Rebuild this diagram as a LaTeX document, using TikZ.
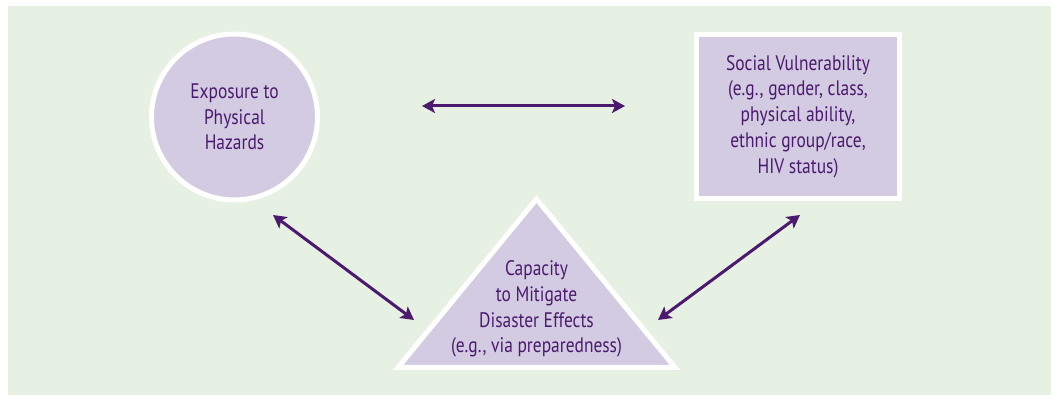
\documentclass[tikz,border=0pt]{standalone}
\usepackage{fontspec}
\setmainfont{PT Sans}[FakeStretch=0.83]
\usetikzlibrary{arrows.meta,positioning}
\definecolor{mint}{HTML}{E6F0E3}
\definecolor{lilac}{HTML}{D3CBE1}
\definecolor{plum}{HTML}{4B1A6E}

\begin{document}
\begin{tikzpicture}[x=1pt,y=1pt,
  panel/.style={fill=lilac,draw=white,line width=5pt},
  lbl/.style={text=plum,align=center,font=\fontsize{21}{25.7}\selectfont},
  link/.style={plum,line width=3pt,{Stealth[length=13pt,width=14pt,inset=3pt]}-{Stealth[length=13pt,width=14pt,inset=3pt]}}]
\useasboundingbox (0,0) rectangle (1051,395);
\fill[mint] (8,0) rectangle (1051,389);
% three factors
\node[panel,circle,minimum size=166pt,lbl] (expo) at (234.5,278) {Exposure to\\Physical\\Hazards};
\node[panel,minimum width=203pt,minimum height=164pt,lbl] (social) at (798,278.5)
  {Social Vulnerability\\(e.g., gender, class,\\physical ability,\\ethnic group/race,\\HIV status)};
\coordinate (capa-c) at (536.5,86);
\filldraw[panel] ([shift={(-138.5,-58.5)}]capa-c) -- ([shift={(0,110)}]capa-c)
  -- ([shift={(138.5,-58.5)}]capa-c) -- cycle;
\node[lbl] (capa) at (capa-c) {Capacity\\to Mitigate\\Disaster Effects\\(e.g., via preparedness)};
% arrow ends
\coordinate (expo-r) at ([shift={(102,11)}]expo.east);
\coordinate (soc-l) at ([shift={(-69,10.5)}]social.west);
\coordinate (expo-b) at ([shift={(38.5,-98)}]expo.center);
\coordinate (soc-b) at ([shift={(2,-98.5)}]social.center);
\coordinate (capa-l) at ([shift={(-122.5,-11)}]capa.center);
\coordinate (capa-r) at ([shift={(121.5,-11)}]capa.center);
\draw[link] (expo-r) -- (soc-l);
\draw[link] (expo-b) -- (capa-l);
\draw[link] (soc-b) -- (capa-r);
\end{tikzpicture}
\end{document}
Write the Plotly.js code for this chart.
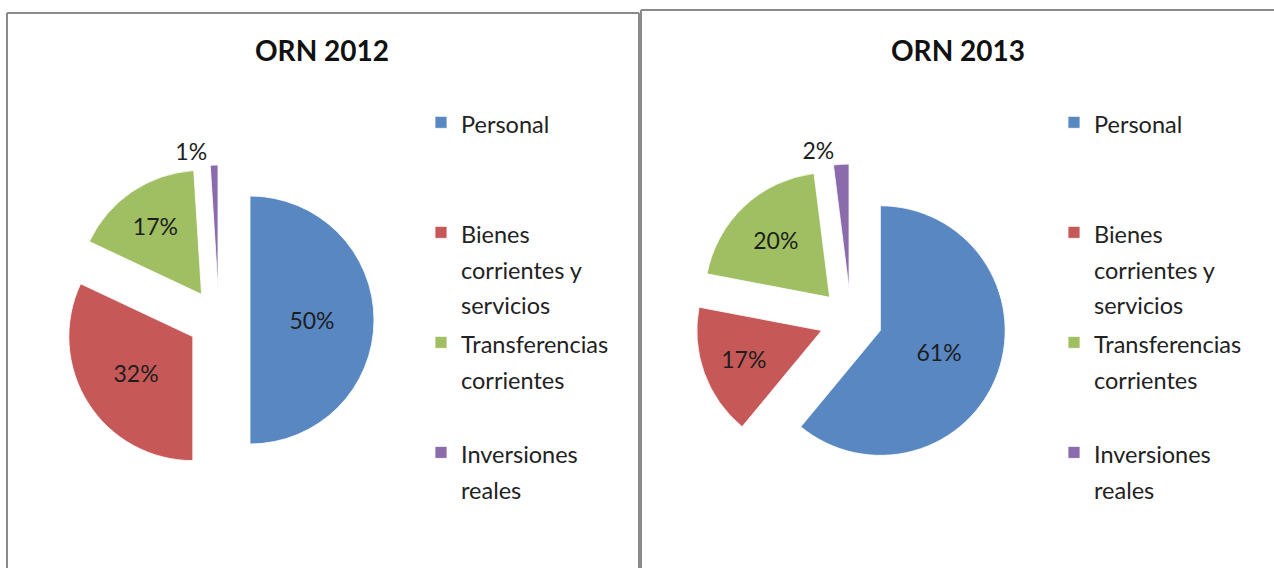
<!DOCTYPE html>
<html>
<head>
<meta charset="utf-8">
<script src="https://cdn.plot.ly/plotly-3.0.1.min.js"></script>
<style>
  html, body { margin: 0; padding: 0; background: #fff; }
  #chart { width: 1274px; height: 568px; }
</style>
</head>
<body>
<div id="chart"></div>
<script>
// ---- data ----
var categories = ['Personal', 'Bienes corrientes y servicios', 'Transferencias corrientes', 'Inversiones reales'];
var values2012 = [50, 32, 17, 1];
var values2013 = [61, 17, 20, 2];
var titles = ['ORN 2012', 'ORN 2013'];

// ---- presentation ----
var colors = ['#5887C2', '#C65957', '#A0BF62', '#8B6BAC'];
var W = 1274, H = 568;
function px(x) { return x / W; }
function py(y) { return 1 - y / H; }

// legend text wrapping (line breaks + blank padding lines for even spacing)
var wrap = {
  'Personal': [['Personal'], 2],
  'Bienes corrientes y servicios': [['Bienes', 'corrientes y', 'servicios'], 0],
  'Transferencias corrientes': [['Transferencias', 'corrientes'], 1],
  'Inversiones reales': [['Inversiones', 'reales'], 0]
};
// suffix keeps each pie's legend entries distinct (pie legends de-duplicate by label)
function legendLabel(c, suffix) {
  var w = wrap[c];
  var lines = w[0].map(function (t) { return '<span style="font-size:23.5px">' + t + '</span>'; });
  for (var i = 0; i < w[1]; i++) lines.push('\u00a0');
  return lines.join('<br>') + suffix;
}

function pieTrace(values, cx, cy, size, legendId, suffix) {
  var half = size / 2;
  return {
    type: 'pie',
    values: values,
    labels: categories.map(function (c) { return legendLabel(c, suffix); }),
    sort: false,
    direction: 'clockwise',
    rotation: 0,
    pull: 0.25,
    textinfo: 'percent',
    textposition: ['inside', 'inside', 'inside', 'outside'],
    insidetextorientation: 'horizontal',
    textfont: { family: 'Lato, sans-serif', size: 23, color: '#1e1e1e' },
    marker: { colors: colors, line: { color: 'rgba(255,255,255,0.8)', width: 1 } },
    domain: { x: [px(cx - half), px(cx + half)], y: [py(cy + half), py(cy - half)] },
    legend: legendId,
    hoverinfo: 'percent+value'
  };
}

var data = [
  pieTrace(values2012, 219, 320, 310, 'legend', ''),
  pieTrace(values2013, 851, 320, 312, 'legend2', '\u200b')
];

var lineStyle = { color: '#8a8a8a', width: 2 };
function seg(x0, y0, x1, y1) {
  return { type: 'line', xref: 'paper', yref: 'paper', x0: px(x0), y0: py(y0), x1: px(x1), y1: py(y1), line: lineStyle };
}

var legendFont = { family: 'Lato, sans-serif', size: 27.44, color: '#222' };
var layout = {
  width: W, height: H,
  margin: { l: 0, r: 0, t: 0, b: 0 },
  paper_bgcolor: '#fff',
  showlegend: true,
  legend: { x: px(421), y: py(98), xanchor: 'left', yanchor: 'top', font: legendFont, valign: 'top', bgcolor: 'rgba(0,0,0,0)', traceorder: 'normal' },
  legend2: { x: px(1054), y: py(98), xanchor: 'left', yanchor: 'top', font: legendFont, valign: 'top', bgcolor: 'rgba(0,0,0,0)', traceorder: 'normal' },
  annotations: [
    { text: '<b>' + titles[0] + '</b>', xref: 'paper', yref: 'paper', x: px(322), y: py(50), showarrow: false, xanchor: 'center', yanchor: 'middle', font: { family: 'Lato, sans-serif', size: 28, color: '#111' } },
    { text: '<b>' + titles[1] + '</b>', xref: 'paper', yref: 'paper', x: px(958), y: py(50), showarrow: false, xanchor: 'center', yanchor: 'middle', font: { family: 'Lato, sans-serif', size: 28, color: '#111' } }
  ],
  shapes: [
    seg(7, 13, 639, 13), seg(7, 13, 7, 570), seg(639, 13, 639, 570),
    seg(641, 10, 1280, 10), seg(641, 10, 641, 570)
  ]
};

Plotly.newPlot('chart', data, layout, { displayModeBar: false, staticPlot: true });
</script>
</body>
</html>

━━━━━━

Instructions for the task — Reproduce every record above exactly, but leave out the pictures.

Task solution —
Rebuild this diagram as a LaTeX document, using TikZ.
\documentclass[tikz,border=0pt]{standalone}
\usepackage{fontspec}
\setmainfont{PT Sans}[FakeStretch=0.83]
\usetikzlibrary{arrows.meta,positioning}
\definecolor{mint}{HTML}{E6F0E3}
\definecolor{lilac}{HTML}{D3CBE1}
\definecolor{plum}{HTML}{4B1A6E}

\begin{document}
\begin{tikzpicture}[x=1pt,y=1pt,
  panel/.style={fill=lilac,draw=white,line width=5pt},
  lbl/.style={text=plum,align=center,font=\fontsize{21}{25.7}\selectfont},
  link/.style={plum,line width=3pt,{Stealth[length=13pt,width=14pt,inset=3pt]}-{Stealth[length=13pt,width=14pt,inset=3pt]}}]
\useasboundingbox (0,0) rectangle (1051,395);
\fill[mint] (8,0) rectangle (1051,389);
% three factors
\node[panel,circle,minimum size=166pt,lbl] (expo) at (234.5,278) {Exposure to\\Physical\\Hazards};
\node[panel,minimum width=203pt,minimum height=164pt,lbl] (social) at (798,278.5)
  {Social Vulnerability\\(e.g., gender, class,\\physical ability,\\ethnic group/race,\\HIV status)};
\coordinate (capa-c) at (536.5,86);
\filldraw[panel] ([shift={(-138.5,-58.5)}]capa-c) -- ([shift={(0,110)}]capa-c)
  -- ([shift={(138.5,-58.5)}]capa-c) -- cycle;
\node[lbl] (capa) at (capa-c) {Capacity\\to Mitigate\\Disaster Effects\\(e.g., via preparedness)};
% arrow ends
\coordinate (expo-r) at ([shift={(102,11)}]expo.east);
\coordinate (soc-l) at ([shift={(-69,10.5)}]social.west);
\coordinate (expo-b) at ([shift={(38.5,-98)}]expo.center);
\coordinate (soc-b) at ([shift={(2,-98.5)}]social.center);
\coordinate (capa-l) at ([shift={(-122.5,-11)}]capa.center);
\coordinate (capa-r) at ([shift={(121.5,-11)}]capa.center);
\draw[link] (expo-r) -- (soc-l);
\draw[link] (expo-b) -- (capa-l);
\draw[link] (soc-b) -- (capa-r);
\end{tikzpicture}
\end{document}
Write the Plotly.js code for this chart.
<!DOCTYPE html>
<html>
<head>
<meta charset="utf-8">
<script src="https://cdn.plot.ly/plotly-3.0.1.min.js"></script>
<style>
  html, body { margin: 0; padding: 0; background: #fff; }
  #chart { width: 1274px; height: 568px; }
</style>
</head>
<body>
<div id="chart"></div>
<script>
// ---- data ----
var categories = ['Personal', 'Bienes corrientes y servicios', 'Transferencias corrientes', 'Inversiones reales'];
var values2012 = [50, 32, 17, 1];
var values2013 = [61, 17, 20, 2];
var titles = ['ORN 2012', 'ORN 2013'];

// ---- presentation ----
var colors = ['#5887C2', '#C65957', '#A0BF62', '#8B6BAC'];
var W = 1274, H = 568;
function px(x) { return x / W; }
function py(y) { return 1 - y / H; }

// legend text wrapping (line breaks + blank padding lines for even spacing)
var wrap = {
  'Personal': [['Personal'], 2],
  'Bienes corrientes y servicios': [['Bienes', 'corrientes y', 'servicios'], 0],
  'Transferencias corrientes': [['Transferencias', 'corrientes'], 1],
  'Inversiones reales': [['Inversiones', 'reales'], 0]
};
// suffix keeps each pie's legend entries distinct (pie legends de-duplicate by label)
function legendLabel(c, suffix) {
  var w = wrap[c];
  var lines = w[0].map(function (t) { return '<span style="font-size:23.5px">' + t + '</span>'; });
  for (var i = 0; i < w[1]; i++) lines.push('\u00a0');
  return lines.join('<br>') + suffix;
}

function pieTrace(values, cx, cy, size, legendId, suffix) {
  var half = size / 2;
  return {
    type: 'pie',
    values: values,
    labels: categories.map(function (c) { return legendLabel(c, suffix); }),
    sort: false,
    direction: 'clockwise',
    rotation: 0,
    pull: 0.25,
    textinfo: 'percent',
    textposition: ['inside', 'inside', 'inside', 'outside'],
    insidetextorientation: 'horizontal',
    textfont: { family: 'Lato, sans-serif', size: 23, color: '#1e1e1e' },
    marker: { colors: colors, line: { color: 'rgba(255,255,255,0.8)', width: 1 } },
    domain: { x: [px(cx - half), px(cx + half)], y: [py(cy + half), py(cy - half)] },
    legend: legendId,
    hoverinfo: 'percent+value'
  };
}

var data = [
  pieTrace(values2012, 219, 320, 310, 'legend', ''),
  pieTrace(values2013, 851, 320, 312, 'legend2', '\u200b')
];

var lineStyle = { color: '#8a8a8a', width: 2 };
function seg(x0, y0, x1, y1) {
  return { type: 'line', xref: 'paper', yref: 'paper', x0: px(x0), y0: py(y0), x1: px(x1), y1: py(y1), line: lineStyle };
}

var legendFont = { family: 'Lato, sans-serif', size: 27.44, color: '#222' };
var layout = {
  width: W, height: H,
  margin: { l: 0, r: 0, t: 0, b: 0 },
  paper_bgcolor: '#fff',
  showlegend: true,
  legend: { x: px(421), y: py(98), xanchor: 'left', yanchor: 'top', font: legendFont, valign: 'top', bgcolor: 'rgba(0,0,0,0)', traceorder: 'normal' },
  legend2: { x: px(1054), y: py(98), xanchor: 'left', yanchor: 'top', font: legendFont, valign: 'top', bgcolor: 'rgba(0,0,0,0)', traceorder: 'normal' },
  annotations: [
    { text: '<b>' + titles[0] + '</b>', xref: 'paper', yref: 'paper', x: px(322), y: py(50), showarrow: false, xanchor: 'center', yanchor: 'middle', font: { family: 'Lato, sans-serif', size: 28, color: '#111' } },
    { text: '<b>' + titles[1] + '</b>', xref: 'paper', yref: 'paper', x: px(958), y: py(50), showarrow: false, xanchor: 'center', yanchor: 'middle', font: { family: 'Lato, sans-serif', size: 28, color: '#111' } }
  ],
  shapes: [
    seg(7, 13, 639, 13), seg(7, 13, 7, 570), seg(639, 13, 639, 570),
    seg(641, 10, 1280, 10), seg(641, 10, 641, 570)
  ]
};

Plotly.newPlot('chart', data, layout, { displayModeBar: false, staticPlot: true });
</script>
</body>
</html>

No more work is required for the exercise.